> [Supplied records]:
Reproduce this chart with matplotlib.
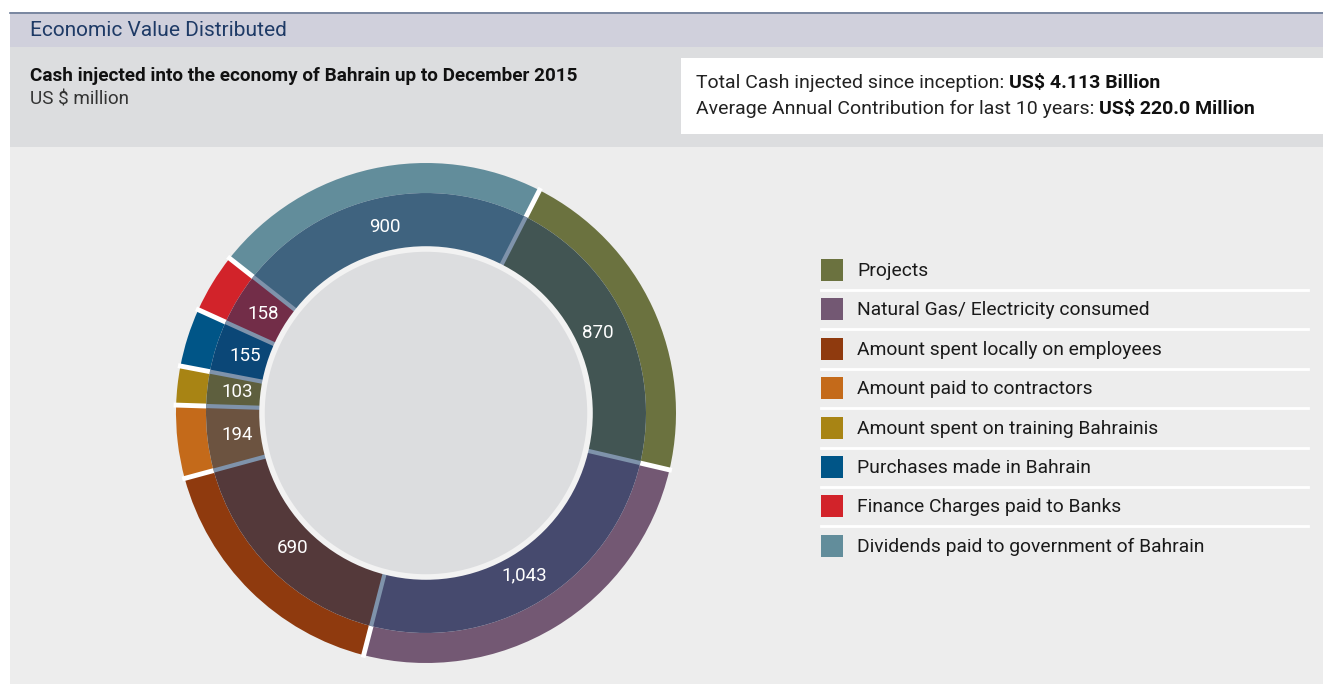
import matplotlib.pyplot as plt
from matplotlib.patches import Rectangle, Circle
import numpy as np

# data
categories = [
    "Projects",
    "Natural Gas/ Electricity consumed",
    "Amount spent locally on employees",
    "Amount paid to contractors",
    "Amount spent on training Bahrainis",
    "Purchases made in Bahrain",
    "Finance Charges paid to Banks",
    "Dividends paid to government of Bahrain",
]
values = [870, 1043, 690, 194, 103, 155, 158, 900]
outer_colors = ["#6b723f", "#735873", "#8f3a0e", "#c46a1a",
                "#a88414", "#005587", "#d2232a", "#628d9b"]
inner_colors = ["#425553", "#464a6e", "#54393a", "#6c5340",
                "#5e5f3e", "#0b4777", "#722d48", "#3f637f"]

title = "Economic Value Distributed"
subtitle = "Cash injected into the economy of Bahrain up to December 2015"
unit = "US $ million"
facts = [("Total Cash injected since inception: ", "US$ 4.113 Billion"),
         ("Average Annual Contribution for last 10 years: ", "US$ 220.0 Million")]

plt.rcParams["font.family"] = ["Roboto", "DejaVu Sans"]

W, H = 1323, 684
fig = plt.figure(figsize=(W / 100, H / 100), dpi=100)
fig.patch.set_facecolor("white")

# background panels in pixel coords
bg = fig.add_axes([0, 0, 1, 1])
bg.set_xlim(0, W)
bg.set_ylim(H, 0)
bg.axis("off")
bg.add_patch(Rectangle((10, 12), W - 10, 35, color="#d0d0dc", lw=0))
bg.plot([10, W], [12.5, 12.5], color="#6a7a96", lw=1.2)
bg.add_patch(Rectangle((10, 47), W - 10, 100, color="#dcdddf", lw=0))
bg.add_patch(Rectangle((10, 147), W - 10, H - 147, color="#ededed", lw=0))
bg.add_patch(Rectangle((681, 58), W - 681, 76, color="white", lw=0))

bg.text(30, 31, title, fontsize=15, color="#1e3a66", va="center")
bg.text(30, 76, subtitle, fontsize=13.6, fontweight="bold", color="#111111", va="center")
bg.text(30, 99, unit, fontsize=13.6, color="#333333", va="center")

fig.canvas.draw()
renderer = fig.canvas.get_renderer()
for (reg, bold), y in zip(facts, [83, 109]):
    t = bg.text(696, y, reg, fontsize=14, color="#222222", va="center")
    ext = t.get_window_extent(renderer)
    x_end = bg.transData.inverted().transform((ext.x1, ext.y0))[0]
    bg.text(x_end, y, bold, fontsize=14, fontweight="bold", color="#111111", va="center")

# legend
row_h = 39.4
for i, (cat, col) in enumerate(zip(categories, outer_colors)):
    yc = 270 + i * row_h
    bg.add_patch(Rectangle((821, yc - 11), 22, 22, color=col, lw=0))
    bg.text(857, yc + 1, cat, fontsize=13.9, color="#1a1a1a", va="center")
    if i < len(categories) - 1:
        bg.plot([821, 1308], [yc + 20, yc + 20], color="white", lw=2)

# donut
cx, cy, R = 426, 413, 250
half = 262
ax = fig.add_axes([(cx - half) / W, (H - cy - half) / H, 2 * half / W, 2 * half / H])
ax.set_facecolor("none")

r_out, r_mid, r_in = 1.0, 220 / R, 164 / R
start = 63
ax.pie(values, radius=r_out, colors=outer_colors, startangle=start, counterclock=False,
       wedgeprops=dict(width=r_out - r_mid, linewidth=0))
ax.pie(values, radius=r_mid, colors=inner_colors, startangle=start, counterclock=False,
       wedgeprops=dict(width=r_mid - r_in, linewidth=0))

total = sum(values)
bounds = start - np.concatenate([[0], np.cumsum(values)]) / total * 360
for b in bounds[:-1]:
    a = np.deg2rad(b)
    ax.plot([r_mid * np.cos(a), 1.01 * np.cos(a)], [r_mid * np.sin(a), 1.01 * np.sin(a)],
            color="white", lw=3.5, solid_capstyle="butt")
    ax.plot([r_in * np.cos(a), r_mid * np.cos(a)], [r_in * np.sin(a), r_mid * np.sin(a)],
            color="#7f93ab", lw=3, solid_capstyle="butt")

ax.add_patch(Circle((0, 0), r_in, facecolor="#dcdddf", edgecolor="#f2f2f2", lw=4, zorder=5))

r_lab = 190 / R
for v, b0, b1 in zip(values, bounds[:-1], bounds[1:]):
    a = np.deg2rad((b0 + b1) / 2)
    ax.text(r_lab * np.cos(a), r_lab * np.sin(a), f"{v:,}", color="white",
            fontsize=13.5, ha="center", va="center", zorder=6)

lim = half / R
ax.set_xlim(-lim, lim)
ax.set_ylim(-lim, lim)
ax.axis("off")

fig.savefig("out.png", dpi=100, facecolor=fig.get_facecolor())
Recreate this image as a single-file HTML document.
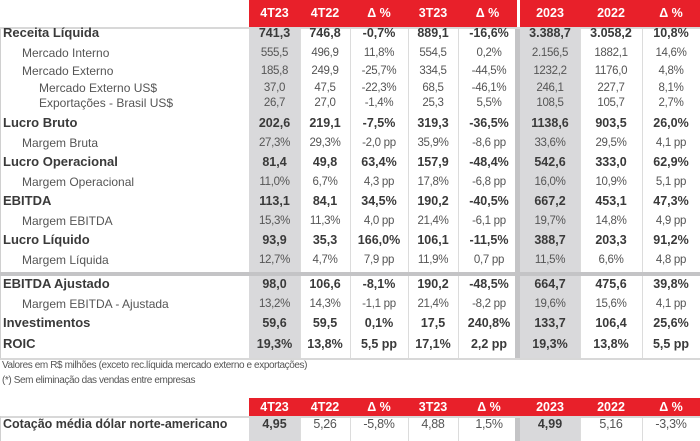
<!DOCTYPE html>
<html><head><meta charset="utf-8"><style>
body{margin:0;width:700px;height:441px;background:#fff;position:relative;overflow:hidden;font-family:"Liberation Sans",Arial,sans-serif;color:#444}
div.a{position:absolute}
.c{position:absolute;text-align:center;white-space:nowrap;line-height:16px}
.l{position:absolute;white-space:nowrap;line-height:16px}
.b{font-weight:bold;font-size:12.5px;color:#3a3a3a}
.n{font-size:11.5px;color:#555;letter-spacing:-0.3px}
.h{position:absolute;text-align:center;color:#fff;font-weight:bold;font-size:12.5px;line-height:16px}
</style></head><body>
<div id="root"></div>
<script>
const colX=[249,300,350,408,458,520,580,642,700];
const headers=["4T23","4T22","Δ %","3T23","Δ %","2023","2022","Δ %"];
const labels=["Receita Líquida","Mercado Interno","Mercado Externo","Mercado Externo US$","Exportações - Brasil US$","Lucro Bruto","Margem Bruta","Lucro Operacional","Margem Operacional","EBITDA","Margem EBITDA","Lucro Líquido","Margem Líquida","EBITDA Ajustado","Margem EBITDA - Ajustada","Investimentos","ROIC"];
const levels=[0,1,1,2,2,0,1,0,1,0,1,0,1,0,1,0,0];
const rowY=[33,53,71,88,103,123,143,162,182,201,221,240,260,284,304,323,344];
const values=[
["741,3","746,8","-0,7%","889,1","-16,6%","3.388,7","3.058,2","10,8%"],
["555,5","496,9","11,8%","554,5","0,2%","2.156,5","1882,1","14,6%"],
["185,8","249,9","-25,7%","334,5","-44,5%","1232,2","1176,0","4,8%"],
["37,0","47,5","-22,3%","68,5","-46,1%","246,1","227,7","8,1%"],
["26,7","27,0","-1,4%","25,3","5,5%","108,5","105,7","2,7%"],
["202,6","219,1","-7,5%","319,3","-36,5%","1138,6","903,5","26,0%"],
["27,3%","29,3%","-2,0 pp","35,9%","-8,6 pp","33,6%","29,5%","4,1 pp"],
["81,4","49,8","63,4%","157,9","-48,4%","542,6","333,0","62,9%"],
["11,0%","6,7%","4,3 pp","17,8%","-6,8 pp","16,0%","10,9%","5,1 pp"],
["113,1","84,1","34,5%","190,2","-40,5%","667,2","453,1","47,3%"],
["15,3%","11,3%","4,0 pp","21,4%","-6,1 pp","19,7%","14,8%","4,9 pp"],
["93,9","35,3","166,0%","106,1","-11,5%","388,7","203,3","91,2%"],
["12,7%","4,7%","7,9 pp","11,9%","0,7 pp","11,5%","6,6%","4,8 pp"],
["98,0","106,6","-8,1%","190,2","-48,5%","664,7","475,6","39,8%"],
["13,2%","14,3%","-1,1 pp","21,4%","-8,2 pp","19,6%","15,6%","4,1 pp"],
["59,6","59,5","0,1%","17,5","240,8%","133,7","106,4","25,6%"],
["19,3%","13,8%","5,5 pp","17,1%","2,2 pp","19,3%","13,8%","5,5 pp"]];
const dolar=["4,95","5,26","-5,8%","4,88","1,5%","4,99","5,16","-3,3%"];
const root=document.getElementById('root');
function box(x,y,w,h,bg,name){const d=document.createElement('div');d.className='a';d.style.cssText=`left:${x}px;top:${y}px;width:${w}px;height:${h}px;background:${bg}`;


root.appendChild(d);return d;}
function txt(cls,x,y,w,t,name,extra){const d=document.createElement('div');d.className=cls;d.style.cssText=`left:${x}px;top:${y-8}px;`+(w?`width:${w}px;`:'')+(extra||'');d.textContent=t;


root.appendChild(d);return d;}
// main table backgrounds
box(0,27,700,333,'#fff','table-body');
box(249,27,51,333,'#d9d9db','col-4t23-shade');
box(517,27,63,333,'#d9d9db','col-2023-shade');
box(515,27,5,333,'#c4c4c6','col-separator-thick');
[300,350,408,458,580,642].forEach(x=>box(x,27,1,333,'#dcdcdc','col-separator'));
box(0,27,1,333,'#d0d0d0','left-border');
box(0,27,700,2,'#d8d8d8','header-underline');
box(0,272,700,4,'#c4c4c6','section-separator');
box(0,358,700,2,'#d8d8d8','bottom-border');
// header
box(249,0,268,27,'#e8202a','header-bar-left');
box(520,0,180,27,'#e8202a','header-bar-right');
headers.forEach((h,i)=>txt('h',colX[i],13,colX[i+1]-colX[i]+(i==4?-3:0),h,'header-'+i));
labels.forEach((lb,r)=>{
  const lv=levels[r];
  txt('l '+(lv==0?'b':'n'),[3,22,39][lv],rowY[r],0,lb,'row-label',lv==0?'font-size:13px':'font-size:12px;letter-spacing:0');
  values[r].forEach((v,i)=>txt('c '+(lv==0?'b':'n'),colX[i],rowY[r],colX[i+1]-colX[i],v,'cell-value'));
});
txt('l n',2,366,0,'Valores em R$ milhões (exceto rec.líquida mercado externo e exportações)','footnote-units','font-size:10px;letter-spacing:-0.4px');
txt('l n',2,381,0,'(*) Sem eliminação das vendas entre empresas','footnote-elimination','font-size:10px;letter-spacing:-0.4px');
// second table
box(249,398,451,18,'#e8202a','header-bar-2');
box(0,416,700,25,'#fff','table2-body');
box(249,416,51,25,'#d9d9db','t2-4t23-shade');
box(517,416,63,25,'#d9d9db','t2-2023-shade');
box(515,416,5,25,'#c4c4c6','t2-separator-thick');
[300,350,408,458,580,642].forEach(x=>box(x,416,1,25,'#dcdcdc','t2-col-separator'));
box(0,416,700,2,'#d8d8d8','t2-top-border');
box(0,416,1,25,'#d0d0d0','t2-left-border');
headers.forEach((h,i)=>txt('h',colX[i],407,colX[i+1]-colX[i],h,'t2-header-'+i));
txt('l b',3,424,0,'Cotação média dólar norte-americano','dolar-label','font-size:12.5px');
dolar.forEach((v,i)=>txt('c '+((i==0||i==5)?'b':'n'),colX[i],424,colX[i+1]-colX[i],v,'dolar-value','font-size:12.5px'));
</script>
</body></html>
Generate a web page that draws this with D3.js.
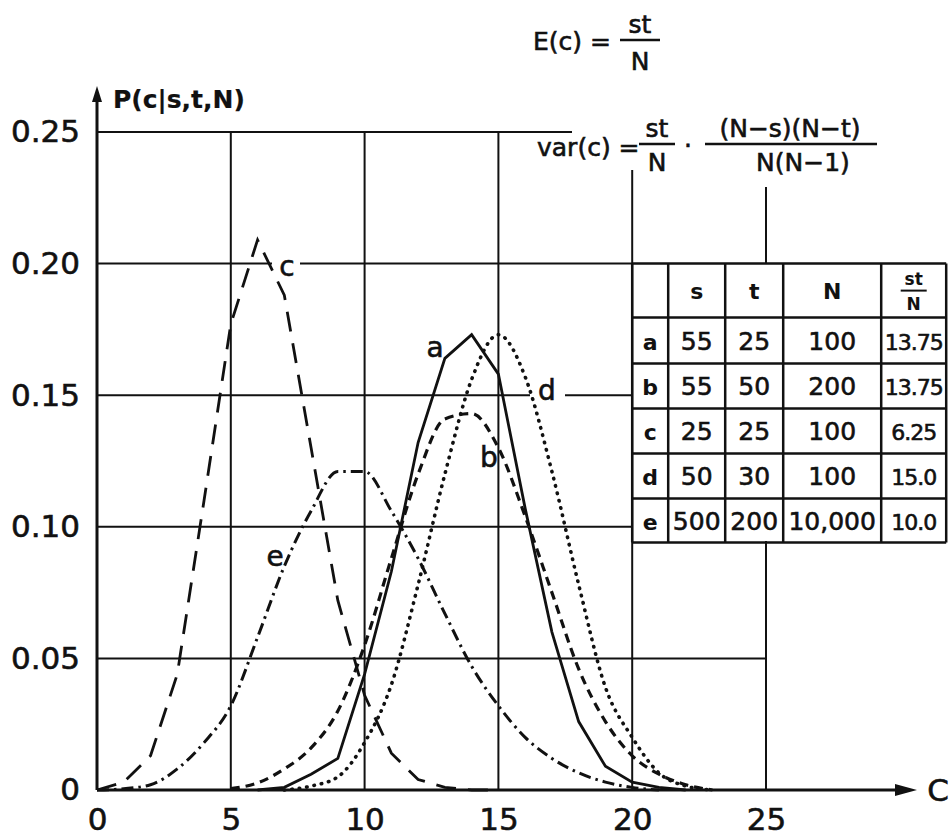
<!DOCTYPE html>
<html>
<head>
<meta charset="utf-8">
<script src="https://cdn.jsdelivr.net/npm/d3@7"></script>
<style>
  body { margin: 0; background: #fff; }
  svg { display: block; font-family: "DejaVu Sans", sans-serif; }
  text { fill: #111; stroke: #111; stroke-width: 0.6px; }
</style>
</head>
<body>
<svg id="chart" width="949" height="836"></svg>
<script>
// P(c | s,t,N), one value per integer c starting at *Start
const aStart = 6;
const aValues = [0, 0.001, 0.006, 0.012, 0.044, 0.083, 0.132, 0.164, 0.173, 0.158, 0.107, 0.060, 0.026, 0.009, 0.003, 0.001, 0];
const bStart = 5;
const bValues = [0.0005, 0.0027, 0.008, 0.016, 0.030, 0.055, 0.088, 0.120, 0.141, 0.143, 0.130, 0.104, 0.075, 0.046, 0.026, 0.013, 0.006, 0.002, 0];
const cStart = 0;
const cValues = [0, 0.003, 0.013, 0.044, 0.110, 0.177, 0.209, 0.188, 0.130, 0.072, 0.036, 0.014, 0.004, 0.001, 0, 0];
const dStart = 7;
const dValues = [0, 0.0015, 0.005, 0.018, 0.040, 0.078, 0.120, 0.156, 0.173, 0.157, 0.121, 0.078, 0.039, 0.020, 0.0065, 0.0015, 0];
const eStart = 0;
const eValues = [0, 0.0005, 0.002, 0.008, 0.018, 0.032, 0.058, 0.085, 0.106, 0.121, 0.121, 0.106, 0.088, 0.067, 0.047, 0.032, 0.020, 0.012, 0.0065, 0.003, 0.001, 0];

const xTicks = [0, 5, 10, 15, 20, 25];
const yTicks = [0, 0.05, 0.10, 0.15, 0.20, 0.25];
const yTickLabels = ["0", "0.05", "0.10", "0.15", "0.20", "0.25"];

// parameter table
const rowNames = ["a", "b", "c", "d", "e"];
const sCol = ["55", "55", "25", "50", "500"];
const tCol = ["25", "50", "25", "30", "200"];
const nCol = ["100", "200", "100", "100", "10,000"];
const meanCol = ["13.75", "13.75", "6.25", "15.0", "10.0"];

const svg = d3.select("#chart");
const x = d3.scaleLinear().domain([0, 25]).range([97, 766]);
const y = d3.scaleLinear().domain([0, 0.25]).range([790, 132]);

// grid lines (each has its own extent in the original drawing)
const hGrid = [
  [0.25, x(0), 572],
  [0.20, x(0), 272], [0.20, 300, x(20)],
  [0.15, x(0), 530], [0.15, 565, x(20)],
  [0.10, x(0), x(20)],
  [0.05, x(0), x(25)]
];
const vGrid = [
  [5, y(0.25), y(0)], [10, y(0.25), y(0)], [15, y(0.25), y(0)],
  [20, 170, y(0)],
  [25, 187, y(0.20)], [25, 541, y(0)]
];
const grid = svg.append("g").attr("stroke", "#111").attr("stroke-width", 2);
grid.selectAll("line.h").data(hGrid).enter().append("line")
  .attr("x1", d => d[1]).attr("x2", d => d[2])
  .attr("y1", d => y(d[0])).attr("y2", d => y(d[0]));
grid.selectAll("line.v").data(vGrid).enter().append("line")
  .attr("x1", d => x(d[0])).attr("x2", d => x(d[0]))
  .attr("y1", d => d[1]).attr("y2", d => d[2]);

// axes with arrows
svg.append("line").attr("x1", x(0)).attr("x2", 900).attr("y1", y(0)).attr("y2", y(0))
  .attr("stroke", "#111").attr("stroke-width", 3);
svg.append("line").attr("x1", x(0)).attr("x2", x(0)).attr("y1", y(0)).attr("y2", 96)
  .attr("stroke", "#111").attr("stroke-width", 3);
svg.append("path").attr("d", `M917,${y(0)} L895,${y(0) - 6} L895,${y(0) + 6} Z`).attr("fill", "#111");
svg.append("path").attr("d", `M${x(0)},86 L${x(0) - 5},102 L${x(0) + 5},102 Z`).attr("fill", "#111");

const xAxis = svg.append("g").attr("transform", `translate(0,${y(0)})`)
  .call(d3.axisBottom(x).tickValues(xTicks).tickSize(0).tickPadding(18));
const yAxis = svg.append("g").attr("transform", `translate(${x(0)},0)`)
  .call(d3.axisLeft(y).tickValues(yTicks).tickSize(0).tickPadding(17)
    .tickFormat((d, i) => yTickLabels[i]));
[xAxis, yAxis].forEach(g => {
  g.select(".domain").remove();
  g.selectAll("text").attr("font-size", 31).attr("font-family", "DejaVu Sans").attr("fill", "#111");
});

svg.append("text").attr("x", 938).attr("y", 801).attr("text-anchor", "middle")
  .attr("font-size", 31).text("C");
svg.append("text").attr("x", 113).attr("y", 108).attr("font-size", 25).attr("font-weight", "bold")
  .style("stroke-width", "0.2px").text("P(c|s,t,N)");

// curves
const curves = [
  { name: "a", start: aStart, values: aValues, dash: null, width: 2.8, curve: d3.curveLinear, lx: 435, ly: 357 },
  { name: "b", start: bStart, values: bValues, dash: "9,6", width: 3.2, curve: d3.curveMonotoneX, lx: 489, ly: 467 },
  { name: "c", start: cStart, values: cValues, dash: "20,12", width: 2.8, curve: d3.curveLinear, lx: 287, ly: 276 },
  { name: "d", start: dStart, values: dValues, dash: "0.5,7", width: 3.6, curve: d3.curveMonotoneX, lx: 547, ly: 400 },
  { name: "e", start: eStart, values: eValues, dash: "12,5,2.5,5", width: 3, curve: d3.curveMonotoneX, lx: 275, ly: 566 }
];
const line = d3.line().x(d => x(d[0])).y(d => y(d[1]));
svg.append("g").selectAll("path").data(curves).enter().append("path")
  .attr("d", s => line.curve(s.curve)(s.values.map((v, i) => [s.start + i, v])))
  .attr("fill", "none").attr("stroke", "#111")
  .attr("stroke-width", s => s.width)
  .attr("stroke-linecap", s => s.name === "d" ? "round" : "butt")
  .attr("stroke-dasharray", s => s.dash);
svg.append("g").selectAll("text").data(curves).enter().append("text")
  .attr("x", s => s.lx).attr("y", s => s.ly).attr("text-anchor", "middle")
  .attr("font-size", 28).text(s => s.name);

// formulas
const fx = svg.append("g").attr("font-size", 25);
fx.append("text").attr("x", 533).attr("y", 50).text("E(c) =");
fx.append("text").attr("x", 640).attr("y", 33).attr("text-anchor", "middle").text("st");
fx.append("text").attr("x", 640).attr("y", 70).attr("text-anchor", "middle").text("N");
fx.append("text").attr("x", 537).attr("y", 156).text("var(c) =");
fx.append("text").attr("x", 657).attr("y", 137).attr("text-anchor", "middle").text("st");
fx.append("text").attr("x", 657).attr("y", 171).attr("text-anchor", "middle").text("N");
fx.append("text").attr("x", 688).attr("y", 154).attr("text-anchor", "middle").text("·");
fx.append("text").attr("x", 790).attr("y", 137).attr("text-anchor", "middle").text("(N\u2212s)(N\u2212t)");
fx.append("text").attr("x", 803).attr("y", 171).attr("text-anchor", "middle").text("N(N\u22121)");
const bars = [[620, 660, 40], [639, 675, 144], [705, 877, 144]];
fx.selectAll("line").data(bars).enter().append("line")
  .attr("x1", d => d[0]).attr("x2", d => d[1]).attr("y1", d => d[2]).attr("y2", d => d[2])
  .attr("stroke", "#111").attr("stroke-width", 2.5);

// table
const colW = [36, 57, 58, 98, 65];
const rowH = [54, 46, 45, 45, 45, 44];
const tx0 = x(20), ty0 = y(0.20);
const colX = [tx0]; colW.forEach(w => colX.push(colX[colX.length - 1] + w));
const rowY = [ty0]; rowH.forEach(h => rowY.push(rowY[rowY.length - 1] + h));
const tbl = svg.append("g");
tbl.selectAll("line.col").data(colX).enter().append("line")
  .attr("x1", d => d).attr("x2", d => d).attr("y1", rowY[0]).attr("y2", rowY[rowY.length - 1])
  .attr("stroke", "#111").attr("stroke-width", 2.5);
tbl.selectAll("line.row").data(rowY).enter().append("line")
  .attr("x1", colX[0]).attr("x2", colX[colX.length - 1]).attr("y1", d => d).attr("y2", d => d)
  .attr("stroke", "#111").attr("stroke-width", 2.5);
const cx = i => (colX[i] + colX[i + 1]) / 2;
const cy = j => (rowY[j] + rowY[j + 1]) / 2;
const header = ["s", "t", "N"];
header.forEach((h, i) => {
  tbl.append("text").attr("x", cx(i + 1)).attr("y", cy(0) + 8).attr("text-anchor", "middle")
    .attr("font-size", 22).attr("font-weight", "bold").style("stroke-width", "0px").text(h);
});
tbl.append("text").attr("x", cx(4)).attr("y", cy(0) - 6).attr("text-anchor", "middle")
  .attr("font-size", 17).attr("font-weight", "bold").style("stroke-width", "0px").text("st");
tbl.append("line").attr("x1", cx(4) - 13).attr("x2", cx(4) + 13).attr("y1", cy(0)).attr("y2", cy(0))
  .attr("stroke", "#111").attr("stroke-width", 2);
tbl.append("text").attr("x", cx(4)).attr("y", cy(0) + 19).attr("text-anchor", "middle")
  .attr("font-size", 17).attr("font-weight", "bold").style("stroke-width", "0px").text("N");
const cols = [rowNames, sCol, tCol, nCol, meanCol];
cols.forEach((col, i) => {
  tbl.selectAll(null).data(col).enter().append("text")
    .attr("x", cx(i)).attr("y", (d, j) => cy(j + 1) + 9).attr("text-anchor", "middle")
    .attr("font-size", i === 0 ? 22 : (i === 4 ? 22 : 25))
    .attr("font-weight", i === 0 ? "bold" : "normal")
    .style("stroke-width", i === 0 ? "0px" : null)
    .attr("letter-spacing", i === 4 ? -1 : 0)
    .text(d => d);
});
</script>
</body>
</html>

> [Work instructions]: Omit the pictures, then repeat exactly each line from the beginning of the listing through the line with "import numpy as np".

> [Answer to this task]:
Reproduce this chart with matplotlib.
import matplotlib.pyplot as plt
from matplotlib.patches import Rectangle, Circle
import numpy as np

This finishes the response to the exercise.